(Provided data)
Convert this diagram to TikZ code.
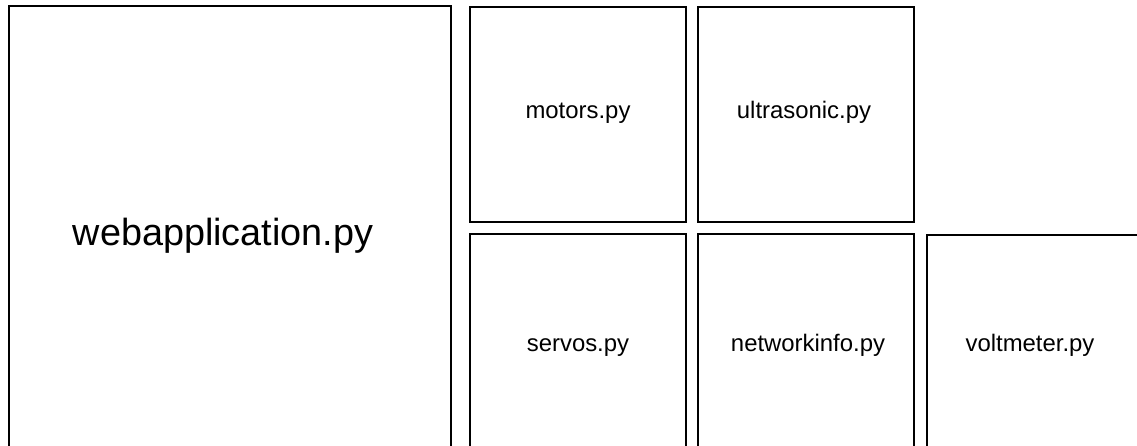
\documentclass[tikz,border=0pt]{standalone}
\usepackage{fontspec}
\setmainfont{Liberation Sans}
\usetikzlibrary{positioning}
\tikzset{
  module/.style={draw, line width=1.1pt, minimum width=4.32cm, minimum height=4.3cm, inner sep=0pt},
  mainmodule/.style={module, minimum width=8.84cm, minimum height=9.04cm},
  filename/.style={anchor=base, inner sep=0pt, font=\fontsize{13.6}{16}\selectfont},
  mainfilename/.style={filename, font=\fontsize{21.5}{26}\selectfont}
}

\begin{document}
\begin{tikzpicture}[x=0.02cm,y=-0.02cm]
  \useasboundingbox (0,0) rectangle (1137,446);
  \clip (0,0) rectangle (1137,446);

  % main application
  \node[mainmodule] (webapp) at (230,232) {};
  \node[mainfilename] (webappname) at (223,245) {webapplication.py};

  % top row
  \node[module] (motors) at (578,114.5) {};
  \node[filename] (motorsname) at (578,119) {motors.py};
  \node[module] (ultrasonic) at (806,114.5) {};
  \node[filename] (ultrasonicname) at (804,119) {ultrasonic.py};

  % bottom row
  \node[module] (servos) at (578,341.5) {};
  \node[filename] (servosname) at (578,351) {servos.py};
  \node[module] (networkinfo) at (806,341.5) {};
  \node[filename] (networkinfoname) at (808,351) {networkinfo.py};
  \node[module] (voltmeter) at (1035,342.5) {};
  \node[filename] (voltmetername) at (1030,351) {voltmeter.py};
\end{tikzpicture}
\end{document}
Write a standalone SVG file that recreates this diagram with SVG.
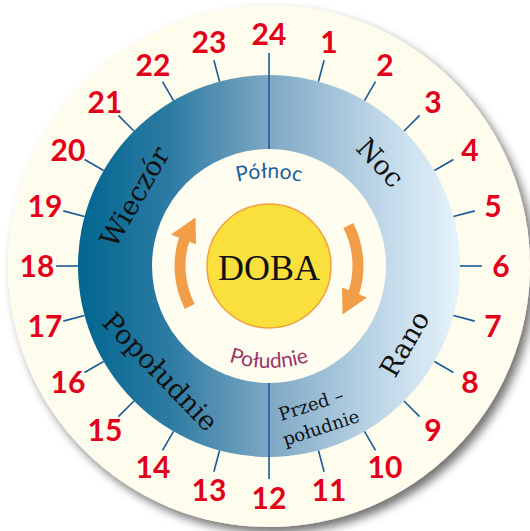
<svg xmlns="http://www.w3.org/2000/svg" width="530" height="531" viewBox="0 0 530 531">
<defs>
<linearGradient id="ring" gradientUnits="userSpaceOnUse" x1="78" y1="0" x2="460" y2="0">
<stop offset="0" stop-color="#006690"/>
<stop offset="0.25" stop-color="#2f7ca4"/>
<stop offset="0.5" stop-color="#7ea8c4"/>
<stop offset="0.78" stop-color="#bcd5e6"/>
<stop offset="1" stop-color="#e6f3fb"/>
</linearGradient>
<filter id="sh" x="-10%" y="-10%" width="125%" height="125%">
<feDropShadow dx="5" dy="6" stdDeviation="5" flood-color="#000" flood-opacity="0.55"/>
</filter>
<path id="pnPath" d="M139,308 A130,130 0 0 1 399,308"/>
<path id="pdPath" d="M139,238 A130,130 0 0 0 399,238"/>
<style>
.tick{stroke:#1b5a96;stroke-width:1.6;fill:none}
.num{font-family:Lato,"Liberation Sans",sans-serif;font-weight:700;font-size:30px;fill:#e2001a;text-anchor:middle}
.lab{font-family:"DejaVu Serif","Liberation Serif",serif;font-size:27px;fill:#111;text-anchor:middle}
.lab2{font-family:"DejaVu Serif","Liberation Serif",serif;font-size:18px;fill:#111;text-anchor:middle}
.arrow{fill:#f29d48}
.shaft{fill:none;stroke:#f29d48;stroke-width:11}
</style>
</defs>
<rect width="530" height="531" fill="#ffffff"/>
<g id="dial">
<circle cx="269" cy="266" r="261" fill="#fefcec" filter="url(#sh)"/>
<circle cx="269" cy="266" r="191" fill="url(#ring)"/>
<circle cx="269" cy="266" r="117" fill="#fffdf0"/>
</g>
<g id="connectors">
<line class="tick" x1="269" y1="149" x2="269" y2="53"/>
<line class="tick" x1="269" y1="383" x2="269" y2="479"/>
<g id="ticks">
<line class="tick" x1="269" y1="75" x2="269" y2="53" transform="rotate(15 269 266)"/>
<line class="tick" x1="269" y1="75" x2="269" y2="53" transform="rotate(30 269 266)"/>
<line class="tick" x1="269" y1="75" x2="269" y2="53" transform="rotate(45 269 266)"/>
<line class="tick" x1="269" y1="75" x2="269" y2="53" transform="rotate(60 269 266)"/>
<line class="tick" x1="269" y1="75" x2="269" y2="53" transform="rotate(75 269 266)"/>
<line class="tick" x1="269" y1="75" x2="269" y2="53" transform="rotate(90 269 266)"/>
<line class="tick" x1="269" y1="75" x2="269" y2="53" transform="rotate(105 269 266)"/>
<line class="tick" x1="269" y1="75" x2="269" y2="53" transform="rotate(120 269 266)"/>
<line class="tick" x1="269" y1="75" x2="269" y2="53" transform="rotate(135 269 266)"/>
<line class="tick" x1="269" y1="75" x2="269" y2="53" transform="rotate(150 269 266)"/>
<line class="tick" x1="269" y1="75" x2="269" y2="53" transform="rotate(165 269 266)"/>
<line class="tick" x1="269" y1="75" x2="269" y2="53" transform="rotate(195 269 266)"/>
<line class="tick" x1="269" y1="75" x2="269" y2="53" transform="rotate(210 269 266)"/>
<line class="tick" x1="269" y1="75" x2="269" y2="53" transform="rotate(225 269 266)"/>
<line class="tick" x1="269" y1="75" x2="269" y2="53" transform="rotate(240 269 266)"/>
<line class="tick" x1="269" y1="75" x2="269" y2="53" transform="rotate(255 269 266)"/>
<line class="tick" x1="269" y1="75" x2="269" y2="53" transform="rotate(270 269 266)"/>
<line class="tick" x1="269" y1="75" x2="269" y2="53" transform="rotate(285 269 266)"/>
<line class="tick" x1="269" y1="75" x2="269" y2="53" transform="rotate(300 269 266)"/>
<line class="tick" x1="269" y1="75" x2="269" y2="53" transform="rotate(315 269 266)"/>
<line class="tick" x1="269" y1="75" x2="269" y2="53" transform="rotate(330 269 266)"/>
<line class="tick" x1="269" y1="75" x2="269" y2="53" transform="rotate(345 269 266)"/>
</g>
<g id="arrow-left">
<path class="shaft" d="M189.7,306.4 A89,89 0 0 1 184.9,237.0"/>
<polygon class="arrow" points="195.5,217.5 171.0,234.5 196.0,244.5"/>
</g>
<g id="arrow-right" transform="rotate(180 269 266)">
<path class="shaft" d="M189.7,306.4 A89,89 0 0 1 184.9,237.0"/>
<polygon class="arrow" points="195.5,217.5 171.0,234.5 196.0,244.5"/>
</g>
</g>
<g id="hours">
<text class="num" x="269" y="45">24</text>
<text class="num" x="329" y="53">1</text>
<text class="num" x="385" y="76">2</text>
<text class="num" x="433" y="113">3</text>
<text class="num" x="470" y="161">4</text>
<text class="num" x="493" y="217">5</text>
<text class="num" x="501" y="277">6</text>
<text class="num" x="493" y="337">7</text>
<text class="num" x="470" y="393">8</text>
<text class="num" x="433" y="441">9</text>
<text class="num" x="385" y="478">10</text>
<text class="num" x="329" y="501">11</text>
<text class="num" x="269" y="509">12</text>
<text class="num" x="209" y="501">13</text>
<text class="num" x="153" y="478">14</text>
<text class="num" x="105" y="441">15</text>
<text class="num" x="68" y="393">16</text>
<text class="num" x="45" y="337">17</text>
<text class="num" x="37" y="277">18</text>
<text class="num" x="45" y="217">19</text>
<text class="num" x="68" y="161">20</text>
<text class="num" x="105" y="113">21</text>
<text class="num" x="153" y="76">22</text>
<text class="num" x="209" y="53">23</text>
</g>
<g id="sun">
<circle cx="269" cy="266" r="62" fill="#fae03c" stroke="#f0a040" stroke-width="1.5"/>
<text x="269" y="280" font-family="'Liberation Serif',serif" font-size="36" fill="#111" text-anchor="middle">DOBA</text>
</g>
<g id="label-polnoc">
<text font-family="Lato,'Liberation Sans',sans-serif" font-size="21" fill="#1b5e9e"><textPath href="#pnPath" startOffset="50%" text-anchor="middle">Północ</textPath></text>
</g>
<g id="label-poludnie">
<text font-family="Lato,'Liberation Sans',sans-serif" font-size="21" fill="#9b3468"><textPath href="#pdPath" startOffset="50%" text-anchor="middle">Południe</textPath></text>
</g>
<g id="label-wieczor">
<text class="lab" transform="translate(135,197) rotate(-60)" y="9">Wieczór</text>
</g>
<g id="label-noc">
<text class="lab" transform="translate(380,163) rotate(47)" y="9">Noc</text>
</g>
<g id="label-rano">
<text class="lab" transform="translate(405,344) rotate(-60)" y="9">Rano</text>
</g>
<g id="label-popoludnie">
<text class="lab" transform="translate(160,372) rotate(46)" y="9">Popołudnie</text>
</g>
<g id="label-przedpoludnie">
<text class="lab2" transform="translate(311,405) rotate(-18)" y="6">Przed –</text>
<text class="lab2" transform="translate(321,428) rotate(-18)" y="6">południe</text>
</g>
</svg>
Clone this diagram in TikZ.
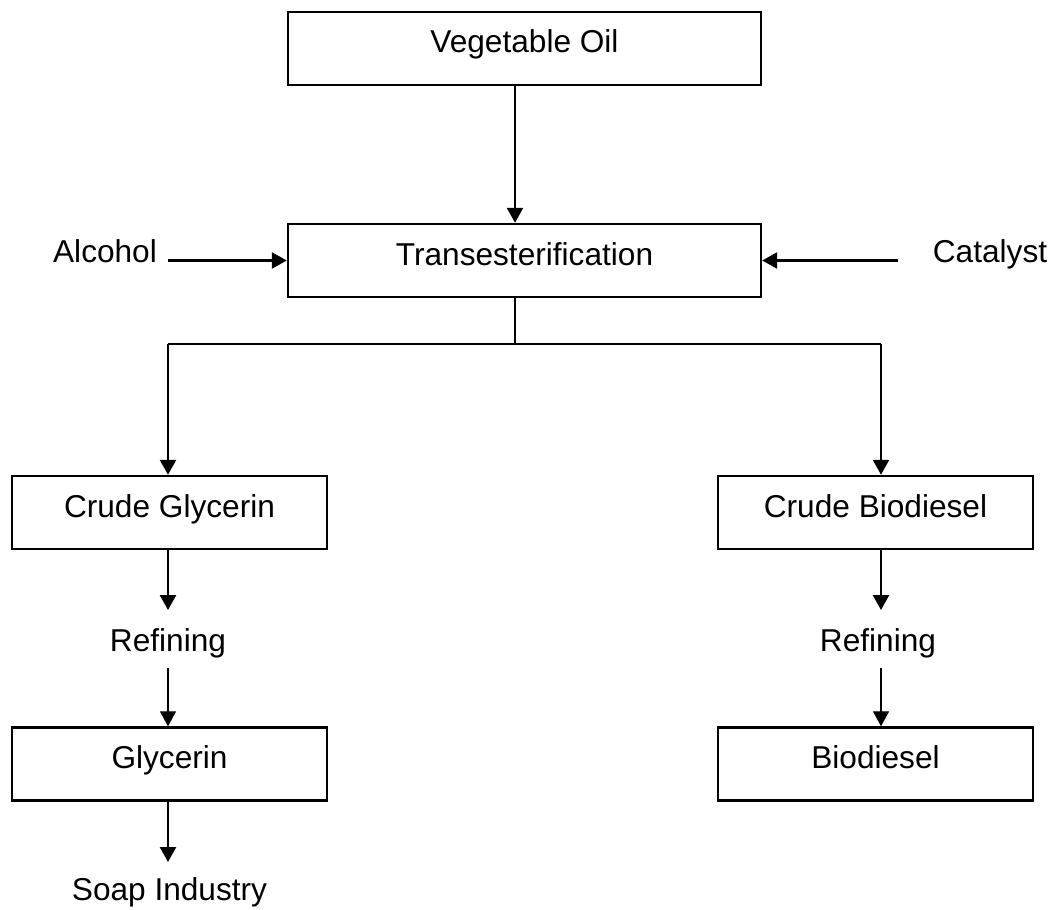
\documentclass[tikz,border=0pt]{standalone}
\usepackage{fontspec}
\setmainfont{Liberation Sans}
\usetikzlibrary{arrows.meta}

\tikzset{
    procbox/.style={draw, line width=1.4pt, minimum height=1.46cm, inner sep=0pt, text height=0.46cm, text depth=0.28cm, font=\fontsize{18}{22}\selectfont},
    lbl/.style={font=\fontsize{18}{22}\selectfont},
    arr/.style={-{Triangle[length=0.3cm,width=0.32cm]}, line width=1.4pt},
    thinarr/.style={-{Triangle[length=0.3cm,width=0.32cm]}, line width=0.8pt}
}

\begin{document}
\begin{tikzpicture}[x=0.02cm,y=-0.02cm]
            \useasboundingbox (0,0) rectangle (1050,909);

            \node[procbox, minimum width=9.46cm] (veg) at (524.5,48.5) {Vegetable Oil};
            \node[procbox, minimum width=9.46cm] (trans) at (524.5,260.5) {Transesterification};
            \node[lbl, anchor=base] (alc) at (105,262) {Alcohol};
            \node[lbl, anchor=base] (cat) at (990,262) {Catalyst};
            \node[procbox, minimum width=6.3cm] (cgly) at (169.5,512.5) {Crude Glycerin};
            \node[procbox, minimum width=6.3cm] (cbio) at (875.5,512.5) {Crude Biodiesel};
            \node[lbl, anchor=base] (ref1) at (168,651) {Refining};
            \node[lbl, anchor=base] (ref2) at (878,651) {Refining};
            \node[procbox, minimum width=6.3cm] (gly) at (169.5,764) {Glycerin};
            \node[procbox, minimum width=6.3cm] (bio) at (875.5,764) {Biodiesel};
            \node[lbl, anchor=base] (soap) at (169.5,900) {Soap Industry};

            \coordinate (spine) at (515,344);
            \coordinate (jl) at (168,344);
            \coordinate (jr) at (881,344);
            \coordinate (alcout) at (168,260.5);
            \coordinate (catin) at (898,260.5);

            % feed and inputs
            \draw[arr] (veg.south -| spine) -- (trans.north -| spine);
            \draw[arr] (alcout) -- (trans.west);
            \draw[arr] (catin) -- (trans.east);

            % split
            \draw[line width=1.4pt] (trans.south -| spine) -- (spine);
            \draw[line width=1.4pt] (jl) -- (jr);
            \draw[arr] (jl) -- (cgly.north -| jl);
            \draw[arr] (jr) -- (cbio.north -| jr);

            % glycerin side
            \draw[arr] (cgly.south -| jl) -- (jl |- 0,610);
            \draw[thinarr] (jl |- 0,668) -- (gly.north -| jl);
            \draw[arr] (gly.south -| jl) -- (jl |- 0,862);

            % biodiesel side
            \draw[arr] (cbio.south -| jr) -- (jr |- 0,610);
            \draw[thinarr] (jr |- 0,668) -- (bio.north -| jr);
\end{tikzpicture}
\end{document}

(To be done)
Copy nothing but the lines from the top of the material through the line holding "(ultrasonicname) at (804,119)", exactly as written; omit pictures.

(Full solution)
Convert this diagram to TikZ code.
\documentclass[tikz,border=0pt]{standalone}
\usepackage{fontspec}
\setmainfont{Liberation Sans}
\usetikzlibrary{positioning}
\tikzset{
  module/.style={draw, line width=1.1pt, minimum width=4.32cm, minimum height=4.3cm, inner sep=0pt},
  mainmodule/.style={module, minimum width=8.84cm, minimum height=9.04cm},
  filename/.style={anchor=base, inner sep=0pt, font=\fontsize{13.6}{16}\selectfont},
  mainfilename/.style={filename, font=\fontsize{21.5}{26}\selectfont}
}

\begin{document}
\begin{tikzpicture}[x=0.02cm,y=-0.02cm]
  \useasboundingbox (0,0) rectangle (1137,446);
  \clip (0,0) rectangle (1137,446);

  % main application
  \node[mainmodule] (webapp) at (230,232) {};
  \node[mainfilename] (webappname) at (223,245) {webapplication.py};

  % top row
  \node[module] (motors) at (578,114.5) {};
  \node[filename] (motorsname) at (578,119) {motors.py};
  \node[module] (ultrasonic) at (806,114.5) {};
  \node[filename] (ultrasonicname) at (804,119) {ultrasonic.py};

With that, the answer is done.